Надеюсь, дорогая моя, что Вы простите меня за то, что пишу Вам теперь так редко и мало. Зато часто, очень часто думаю о Вас и завидую тишине и миру, которые царят вокруг Вас в Вelair.
Будьте здоровы, дорогой, милый, бесценный друг!!! Всем Вашим поклон.
Ваш П. Чайковский.
408. Чайковский - Мекк
Любек,
30 декабря 1887 г./11 января 1888 г.
Милый, дорогой друг мой!
Не правда ли, удивительно, что я попал в Любек? Не знаю, сказал ли я Вам в последнем письме моем, что намеревался скрыться куда-нибудь на несколько дней, чтобы свободно вздохнуть в одиночестве, собраться с мыслями и вооружиться терпением для будущих моих страданий! Да, именно страданий! Конечно, моя авторская амбиция удовлетворена тем, что я делаю известной свою музыку в Западной Европе, но чего мне это стоит. Ведь я создан для того, чтобы работать в тиши уединения, а совсем не для публичного выставления своей персоны напоказ.

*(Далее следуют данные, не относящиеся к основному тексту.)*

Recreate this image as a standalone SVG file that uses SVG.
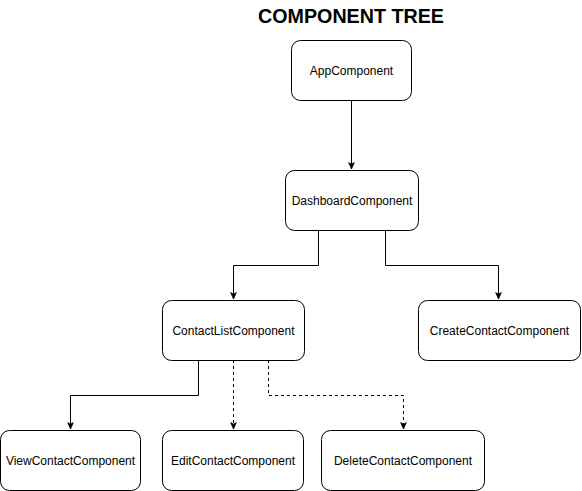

Но делать нечего, постараюсь до конца нести добровольно наложенный на себя крест, и зато если доживу, что это будет за счастие вернуться домой и надолго!
Итак, третьего дня вечером я выехал вместе с Бродским в Гамбург. Почти прямо с железной дороги мы попали на репетицию концерта, в коем Бродский должен был играть, а Бюлов дирижировать. Бюлов отнесся ко мне очень любезно и внимательно. После репетиции я посетил особ, находящихся во главе Управления Филармонического общества, в коем двадцатого состоится мой концерт. Программа, дни и часы репетиций, всё это теперь вполне улажено. Вечером я был в концерте. Бюлов гениальный дирижер; нельзя более совершенно исполнить героическую симфонию, чем это было сделано вчера, несмотря на то, что оркестр у него по составу не первоклассный. Сегодня утром я выехал в Любек. Гостиница здесь отличная, и я устроился на несколько дней самым комфортабельным образом. С завтрашнего дня начну подготовлять вещи, которыми буду дирижировать в Гамбуpге и Беpлине.